Data intensity and associated analytical uncertainties increase across scales, the biggest inherent risk being accounting for trade-offs between interconnected services. However, the NCAC articulates aspects of how natural productivity and ecosystem integrity generate economic goods and services. In so doing it provides important information that may, in time, enable the progressive integration of fundamentally important natural capital and its associated red flags into national accounts.

Capital accounting

The Natural Capital Committee (NCC) was established in 2012 as an independent body on a three-year term to advise the government how to ensure efficient and sustainable management of England’s natural wealth. It applied modified applications of the NCAC, seeking to incorporate natural capital into national accounts and developing a new corporate natural capital accounting (CNCA) framework. This has been piloted by several organisations, including LaFarge Tarmac, United Utilities, the National Trust and The Crown Estate, to accompany traditional financial accounts. The framework helps organisations to address:

  • which natural capital assets are of utmost importance;
  • how much of the value of the business relies on natural capital;
  • how this reliance may change in future; and
  • how much it needs to spend to maintain the natural capital it uses.
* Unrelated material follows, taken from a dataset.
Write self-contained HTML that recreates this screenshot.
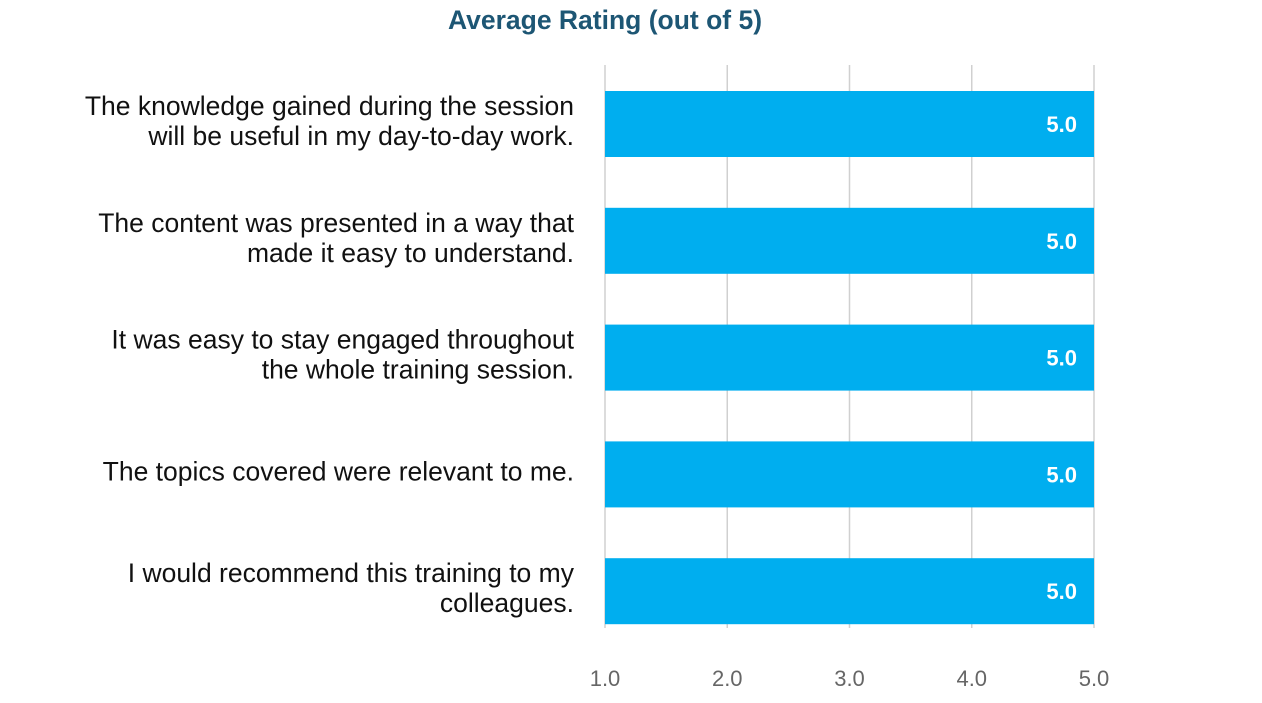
<!DOCTYPE html>
<html><head><meta charset="utf-8"><style>
body{margin:0;background:#fff;width:1262px;height:698px;overflow:hidden;font-family:"Liberation Sans",Arial,sans-serif}
</style></head><body>
<svg id="chart" width="1262" height="698" xmlns="http://www.w3.org/2000/svg">
<text x="605" y="29" text-anchor="middle" font-size="26.5" font-weight="bold" fill="#1d5674">Average Rating (out of 5)</text>
<g id="grid"></g><g id="bars"></g><g id="labels"></g><g id="ticks"></g>
</svg>
<script>
const categories=[["The knowledge gained during the session","will be useful in my day-to-day work."],["The content was presented in a way that","made it easy to understand."],["It was easy to stay engaged throughout","the whole training session."],["The topics covered were relevant to me."],["I would recommend this training to my","colleagues."]];
const values=[5.0,5.0,5.0,5.0,5.0];
const tickValues=[1,2,3,4,5];
const tickLabels=["1.0","2.0","3.0","4.0","5.0"];
const NS="http://www.w3.org/2000/svg";
const x=v=>605+(v-1)*(1094-605)/4;
const yTop=i=>91+i*116.8;
const bh=66;
function mk(t,a,p){const e=document.createElementNS(NS,t);for(const k in a)e.setAttribute(k,a[k]);document.getElementById(p).appendChild(e);return e;}
tickValues.forEach((t,i)=>{
 const g=mk('line',{x1:x(t),x2:x(t),y1:65,y2:628,stroke:'#d0d0d0','stroke-width':1.5},'grid');
 
 
 const l=mk('text',{x:x(t),y:686,'text-anchor':'middle','font-size':22,fill:'#666'},'ticks');
 l.textContent=tickLabels[i];
 
 
});
values.forEach((v,i)=>{
 const r=mk('rect',{x:x(1),y:yTop(i),width:x(v)-x(1),height:bh,fill:'#00aeef'},'bars');
 
 
 const t=mk('text',{x:x(v)-17,y:yTop(i)+bh/2+8,'text-anchor':'end','font-size':22,'font-weight':'bold',fill:'#fff'},'bars');
 t.textContent=v.toFixed(1);
 
 
 const lines=categories[i];
 const cy=yTop(i)+bh/2;
 lines.forEach((s,j)=>{
  const yy=cy+6+(j-(lines.length-1)/2)*30;
  const c=mk('text',{x:574,y:yy,'text-anchor':'end','font-size':26.5,fill:'#111'},'labels');
  c.textContent=s;
  
  
 });
});
</script>
</body></html>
The NCC’s third report, Protecting and improving natural capital for prosperity and wellbeing, was published in early 2015. It recognises that “natural capital deficits” built up over the long term are proving costly to the wellbeing of society as well as the economy, and must be halted or reversed to sustain economic growth. It also expresses optimism that “significant improvements are possible with the right investments and these will open up a range of economic opportunities for enhancing quality of life for current and future generations”.

The report sets out a strategy requiring a 25-year plan from the government, which consists of building blocks (measurement, accounting and valuation), investment (creation and restoration of several optimally located habitat types) and financing.

Changing the ‘real’ world

How can natural capital accounting help support tough decisions in the highly contested “real world”? For example, what values do London’s green belt provide, and can the net benefits of its ecosystem services be retained or even enhanced if it is used to meet the demands for new housing?

The national planning policy framework (NPPF) set out what would constitute appropriate development, stating five purposes for the green belt: check unrestricted urban sprawl; prevent neighbouring towns merging; safeguard the countryside from encroachment; preserve the character of historic towns; and assist urban regeneration through recycling derelict land.

Presumptions about protection of greenfield sites with redevelopment of brownfield could benefit from fresh scrutiny of natural capital. What ecosystem services do greenfield sites provide? Are these greater than those provided by brownfield locations? Are brownfield sites more biodiverse and accessible? Do they perform more significant flood and air quality regulatory services than green fields simplified by drainage and monoculture? What innovative infrastructure, following “green infrastructure” concepts, can work with and perhaps even enhance natural capital and its contribution to societal value?

These are pertinent questions for local authorities under pressure to explain why undeveloped land is valuable, while seeking a sustainable basis to accommodate required development. Reframing arguments for and against development and shaping appropriate forms of development on the basis of how ecosystems and their functions provide valuable services may be more constructive than the established “preservationist” model.

By whatever terms we refer to it, and despite emerging awareness of the need to internalise more of its values into an economic system founded substantially on its liquidation, we have yet to integrate natural capital substantially into mainstream political and business decision-making. However, emerging tools support its progressive inclusion, a process we must accelerate to address escalating sustainability pressures.